The Hoy branding on the stem and saddle is a nice touch as it gives a complete finished look throughout the bike. The saddle itself is very comfortable according to Charlie and it feels firm to the touch with just enough give to take the sting out.
The Hoy uses Alex rims paired with Joy Tech hubs. It's a tough little wheelset with 32 spokes in a one-cross pattern throughout. The front wheel went a nudge out of true after a crash but it was easily rectified. A neat touch is the wear line on the braking surface, so you can keep an eye on how the rims are doing and when they need replacing.
Kenda makes some decent tyres for small wheels and these K1047 20x1.75 inch versions are a good example. The small knobbly tread works on gravel, grass and hard packed mud, plus they still roll pretty well on the tarmac. Puncture proofing looks to be good too, as they are completely unblemished after plenty of off-road shenanigans.
The weight of the Hoy is its main plus point. Give a child a bike that they can lift off the ground and they are going to be able to fling it around when they're in the saddle. The local park has a sweeping gravel path running around its perimeter with some descending, climbing and flowing bends, and it was here that I watched Charlie really get to grips with the Bonaly.
The steering looked to be slightly quicker than his Vitus Twenty and the Hoy's 1.5kg weight loss made it even more responsive. Once he'd settled down he was taking the bends faster and much smoother as the lower weight allowed him to use his own bodyweight to correct the bike's line and direct it exactly where he wanted to go.
Descending was fun and, buoyed up by the confidence of the power on offer from the Tektro V-brakes, risks were soon being taken. Hitting the climbs, he was quickly out of the saddle, and even with a change of centre of gravity the Bonaly never became twitchy. We did a few hour-long rides too and thanks to the position on the bike he was perfectly comfortably just tapping out the rhythm. The Bonaly is a good all-rounder. It's easy to ride at steadier paces if your child isn't the most confident on two wheels, but once they start to blossom and grow in confidence the Hoy will continue to appeal.

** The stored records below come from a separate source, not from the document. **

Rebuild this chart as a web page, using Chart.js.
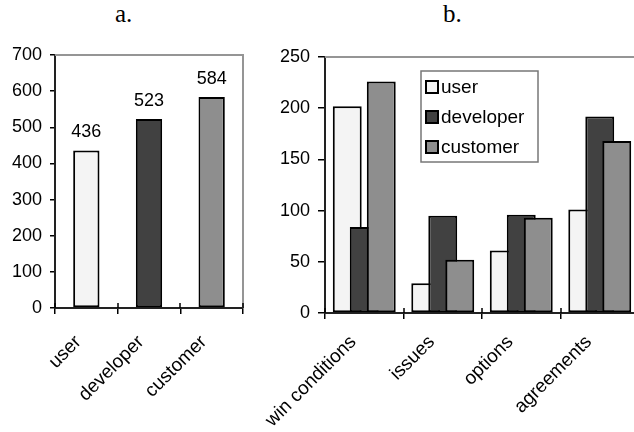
<!DOCTYPE html>
<html>
<head>
<meta charset="utf-8">
<script src="https://cdn.jsdelivr.net/npm/chart.js@4/dist/chart.umd.min.js"></script>
<style>
    html, body { margin: 0; padding: 0; background: #fff; }
    body { position: relative; width: 634px; height: 432px; overflow: hidden; }
    .panel { position: absolute; top: 0; height: 432px; }
    #panelA { left: 0; width: 260px; }
    #panelB { left: 250px; width: 410px; }
    .cap { position: absolute; top: 1px; font: 25px "Liberation Serif", "Times New Roman", serif; color: #000; line-height: 25px; }
</style>
</head>
<body>
<div class="cap" style="left:115px">a.</div>
<div class="cap" style="left:443px">b.</div>
<div class="panel" id="panelA"><canvas id="chartA" width="260" height="432"></canvas></div>
<div class="panel" id="panelB"><canvas id="chartB" width="410" height="432"></canvas></div>

<script>
/* ── data ─────────────────────────────────────────── */
const roles = ['user', 'developer', 'customer'];
const roleTotals = [436, 523, 584];
const yTicksA = [0, 100, 200, 300, 400, 500, 600, 700];

const artifactTypes = ['win conditions', 'issues', 'options', 'agreements'];
const userCounts = [202, 29, 61, 101];
const developerCounts = [84, 95, 96, 192];
const customerCounts = [226, 52, 93, 168];
const yTicksB = [0, 50, 100, 150, 200, 250];

const roleColors = ['#f4f4f4', '#414141', '#8e8e8e'];

/* ── shared bits ──────────────────────────────────── */
const FONT = "'Liberation Sans', Arial, sans-serif";

// grey frame on top (and right) of the plot area, like the old Excel look
const plotFrame = {
    id: 'plotFrame',
    afterDraw(chart, args, opts) {
        const { ctx, chartArea: a } = chart;
        ctx.save();
        ctx.strokeStyle = '#959595';
        ctx.lineWidth = 2;
        ctx.beginPath();
        ctx.moveTo(a.left, a.top);
        ctx.lineTo(a.right, a.top);
        if (opts.right) ctx.lineTo(a.right, a.bottom);
        ctx.stroke();
        // category ticks cross the baseline
        const xs = chart.scales.x;
        ctx.strokeStyle = '#000';
        ctx.lineWidth = 1.5;
        ctx.beginPath();
        for (let i = 0; i <= xs.ticks.length; i++) {
            const px = Math.round(a.left + (a.right - a.left) * i / xs.ticks.length);
            ctx.moveTo(px, a.bottom - 5);
            ctx.lineTo(px, a.bottom);
        }
        ctx.stroke();
        ctx.restore();
    }
};

function yScale(ticks, width, tickLen) {
    return {
        min: ticks[0],
        max: ticks[ticks.length - 1],
        ticks: { stepSize: ticks[1] - ticks[0], color: '#000', font: { family: FONT, size: 18 }, padding: 8 },
        grid: { drawOnChartArea: false, color: '#000', lineWidth: 1.5, tickLength: tickLen },
        border: { color: '#222', width: 2 },
        afterFit: s => { s.width = width; }
    };
}

function xScale(height, pad, shift) {
    return {
        offset: true,
        grid: { drawOnChartArea: false, color: '#000', lineWidth: 1.5, tickLength: 6, offset: true },
        border: { color: '#222', width: 2 },
        ticks: {
            color: '#000', font: { family: FONT, size: 19 },
            minRotation: 45, maxRotation: 45, autoSkip: false, padding: pad, labelOffset: shift
        },
        afterFit: s => { s.height = height; }
    };
}

/* ── a. totals per role ───────────────────────────── */
const valueLabels = {
    id: 'valueLabels',
    afterDatasetsDraw(chart) {
        const ctx = chart.ctx;
        const meta = chart.getDatasetMeta(0);
        ctx.save();
        ctx.fillStyle = '#000';
        ctx.font = '18px ' + FONT;
        ctx.textAlign = 'center';
        ctx.textBaseline = 'alphabetic';
        meta.data.forEach((bar, i) => {
            ctx.fillText(String(roleTotals[i]), bar.x, bar.y - 13);
        });
        ctx.restore();
    }
};

new Chart(document.getElementById('chartA'), {
    type: 'bar',
    data: {
        labels: roles,
        datasets: [{
            data: roleTotals,
            backgroundColor: roleColors,
            borderColor: '#000',
            borderWidth: 2,
            borderSkipped: false,
            barPercentage: 0.42,
            categoryPercentage: 1
        }]
    },
    options: {
        responsive: false,
        animation: false,
        layout: { padding: { top: 55, right: 17, left: 0, bottom: 0 } },
        plugins: { legend: { display: false }, tooltip: { enabled: false }, plotFrame: { right: true } },
        scales: { x: xScale(124, 17, -8), y: yScale(yTicksA, 55, 5) }
    },
    plugins: [plotFrame, valueLabels]
});

/* ── b. counts per artifact type ──────────────────── */
// Excel-style overlap: draw series left to right so the later one sits on top
const forwardDraw = {
    id: 'forwardDraw',
    beforeDatasetsDraw(chart) {
        chart.data.datasets.forEach((ds, i) => {
            const meta = chart.getDatasetMeta(i);
            if (meta.visible) meta.controller.draw();
        });
        return false;
    }
};

const boxLegend = {
    id: 'boxLegend',
    afterDraw(chart) {
        const ctx = chart.ctx;
        const x = 171, y = 71, w = 117, h = 91;
        ctx.save();
        ctx.fillStyle = '#fff';
        ctx.fillRect(x, y, w, h);
        ctx.strokeStyle = '#777';
        ctx.lineWidth = 1.5;
        ctx.strokeRect(x, y, w, h);
        ctx.font = '19px ' + FONT;
        ctx.textBaseline = 'middle';
        chart.data.datasets.forEach((ds, i) => {
            const cy = y + 16 + i * 30;
            ctx.fillStyle = ds.backgroundColor;
            ctx.fillRect(x + 5, cy - 6, 12, 12);
            ctx.strokeStyle = '#000';
            ctx.lineWidth = 2;
            ctx.strokeRect(x + 5, cy - 6, 12, 12);
            ctx.fillStyle = '#000';
            ctx.fillText(ds.label, x + 20, cy + 1);
        });
        ctx.restore();
    }
};

const seriesB = [userCounts, developerCounts, customerCounts];

new Chart(document.getElementById('chartB'), {
    type: 'bar',
    data: {
        labels: artifactTypes,
        datasets: roles.map((r, i) => ({
            label: r,
            data: seriesB[i],
            backgroundColor: roleColors[i],
            borderColor: '#000',
            borderWidth: 2,
            borderSkipped: false,
            barPercentage: 1.7,
            categoryPercentage: 0.65
        }))
    },
    options: {
        responsive: false,
        animation: false,
        layout: { padding: { top: 57, right: 21, left: 0, bottom: 0 } },
        plugins: { legend: { display: false }, tooltip: { enabled: false }, plotFrame: { right: false } },
        scales: { x: xScale(119, 12, -11), y: yScale(yTicksB, 75, 7) }
    },
    plugins: [forwardDraw, plotFrame, boxLegend]
});
</script>
</body>
</html>
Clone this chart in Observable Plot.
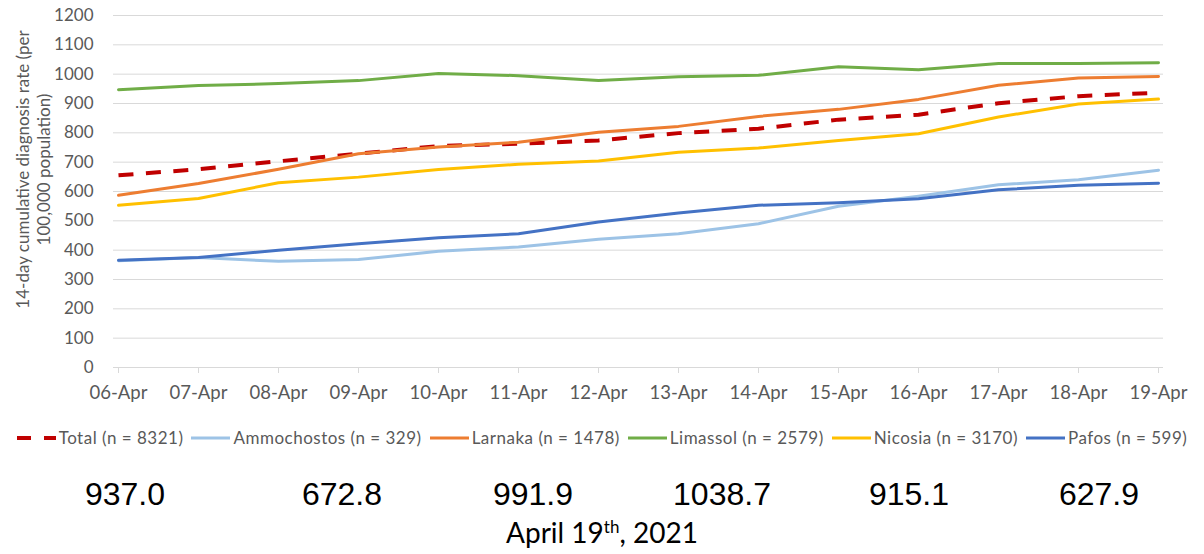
<!DOCTYPE html>
<html>
<head>
<meta charset="utf-8">
<script src="https://cdn.jsdelivr.net/npm/d3@7"></script>
<script src="https://cdn.jsdelivr.net/npm/@observablehq/plot@0.6"></script>
<style>
  body { margin: 0; background: #fff; }
  #wrap { position: relative; width: 1204px; height: 554px; background: #fff; font-family: Lato, sans-serif; overflow: hidden; }
  #legend { position: absolute; top: 427px; left: 0; width: 1204px; display: flex; justify-content: center; align-items: center; font-size: 17px; letter-spacing: 0.5px; color: #595959; white-space: nowrap; }
  .item { display: flex; align-items: center; margin: 0 4px; }
  .item svg { margin-right: 3px; }
  .val { position: absolute; top: 476px; font-family: Arial, "Liberation Sans", sans-serif; font-size: 32px; color: #000; transform: translateX(-50%); white-space: nowrap; }
  #date { position: absolute; top: 515px; left: 0; width: 1204px; text-align: center; font-family: Lato, sans-serif; font-size: 28px; color: #000; }
  #date sup { font-size: 17px; }
</style>
</head>
<body>
<div id="wrap">
  <div id="chart"></div>
  <div id="legend"></div>
  <div id="values"></div>
  <div id="date">April 19<sup>th</sup>, 2021</div>
</div>
<script>
// ---- data ----
const dates = ["06-Apr","07-Apr","08-Apr","09-Apr","10-Apr","11-Apr","12-Apr","13-Apr","14-Apr","15-Apr","16-Apr","17-Apr","18-Apr","19-Apr"];
const total       = [655, 676, 703, 729, 755, 763, 774, 799, 814, 845, 862, 901, 925, 937.0];
const ammochostos = [364, 375, 362, 368, 396, 411, 437, 456, 490, 550, 584, 623, 640, 672.8];
const larnaka     = [587, 627, 676, 729, 752, 768, 802, 822, 856, 880, 914, 962, 987, 991.9];
const limassol    = [947, 961, 968, 978, 1002, 995, 978, 991, 996, 1025, 1015, 1036, 1036, 1038.7];
const nicosia     = [553, 576, 630, 649, 675, 693, 704, 734, 748, 774, 797, 854, 898, 915.1];
const pafos       = [366, 375, 400, 422, 442, 456, 496, 527, 553, 562, 575, 606, 621, 627.9];
const seriesNames = ["Total (n = 8321)","Ammochostos (n = 329)","Larnaka (n = 1478)","Limassol (n = 2579)","Nicosia (n = 3170)","Pafos (n = 599)"];
const latestValues = ["937.0","672.8","991.9","1038.7","915.1","627.9"];
const yTicks = d3.range(0, 1201, 100);
const yLabel = "14-day cumulative diagnosis rate (per\n100,000 population)";

// ---- styles ----
const colors = ["#C00000","#9DC3E6","#ED7D31","#70AD47","#FFC000","#4472C4"];
const seriesValues = [total, ammochostos, larnaka, limassol, nicosia, pafos];
const dashes = ["15,12.5", null, null, null, null, null];
const widths = [4, 3, 3, 3, 3, 3];

const lineMarks = seriesValues.map((vals, i) => {
  const rows = dates.map((d, j) => ({date: d, value: vals[j]}));
  return Plot.line(rows, {
    x: "date", y: "value",
    stroke: colors[i], strokeWidth: widths[i],
    strokeDasharray: dashes[i] || undefined,
    strokeLinejoin: "round", strokeLinecap: dashes[i] ? "butt" : "round"
  });
});

const chart = Plot.plot({
  width: 1204, height: 405,
  marginLeft: 113, marginRight: 41, marginTop: 15, marginBottom: 38,
  style: {background: "#fff", color: "#595959", fontFamily: "Lato, sans-serif"},
  x: {type: "point", domain: dates, padding: 0},
  y: {domain: [0, 1200]},
  marks: [
    Plot.gridY(yTicks, {stroke: "#d9d9d9", strokeOpacity: 1, strokeWidth: 1}),
    Plot.ruleY([0], {stroke: "#d9d9d9", strokeWidth: 1}),
    Plot.axisX({tickSize: 6, tickPadding: 12, stroke: "#d9d9d9", fontSize: 18.5, label: null}),
    Plot.axisY({ticks: yTicks, tickSize: 0, tickPadding: 20, fontSize: 17, tickFormat: d => String(d), label: null}),
    Plot.text([yLabel], {text: d => d, frameAnchor: "left", rotate: -90, dx: -81, dy: -22, fontSize: 17, lineHeight: 1.27, fill: "#595959", textAnchor: "middle"}),
    ...lineMarks
  ]
});
document.getElementById("chart").appendChild(chart);

// ---- legend ----
const legend = document.getElementById("legend");
seriesNames.forEach((name, i) => {
  const item = document.createElement("div");
  item.className = "item";
  const dash = dashes[i] ? `stroke-dasharray="14,13"` : "";
  item.innerHTML = `<svg width="39" height="10"><line x1="0" y1="5" x2="39" y2="5" stroke="${colors[i]}" stroke-width="${widths[i]}" ${dash}/></svg><span>${name}</span>`;
  legend.appendChild(item);
});

// ---- latest values row ----
const valueCenters = [125, 342, 533, 722, 909, 1099];
const valuesDiv = document.getElementById("values");
latestValues.forEach((v, i) => {
  const s = document.createElement("div");
  s.className = "val";
  s.style.left = valueCenters[i] + "px";
  s.textContent = v;
  valuesDiv.appendChild(s);
});
</script>
</body>
</html>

I've been down the cheap heavy clunker route with my eldest and it did nothing to enamour her towards cycling. With the arrival of her secondhand Islabike turning up, things completely changed. If your child is interested in cycling then it's worth the investment in a bike they can get the most out of.
Islabikes are often touted as one of the best for children purely thanks to some well-thought-out geometry and kit. Others have started to follow, though, and this Bonaly is near-identical. The Hoy costs £310, which could be considered a bargain against the Beinn 20 at £389.99. We tested the 26in version here. The Hoy is slightly lighter by a few hundred grams and while the Islabike has a better gear shifter setup, the Gripshift isn't the best either for smaller hands.
Frog comes in with its 55 20in alternative at £310, the same as the Hoy, but you do get two sets of tyres chucked in and a five-year frame and fork warranty. You also get an 8-speed thumb shift setup, though the whole bike weighs an extra kilo over the Hoy.
Vitus's Twenty deserves a mention, too, and not just because I bought one for Charlie. Yes, it weighs 9.4kg but it's still light enough to be enjoyed and for Charlie to pop the front wheel up over a bump in the trail. You get those thumb shifters for the 7-speed system plus quality wheels and finishing kit. And it costs just £219.99, which makes it a real contender.
The Hoy Bonaly is a really good bike, one of the best in this category with great kit, a lovely frame and a really impressive weight. It's just a shame that the gear shifter choice takes the shine off.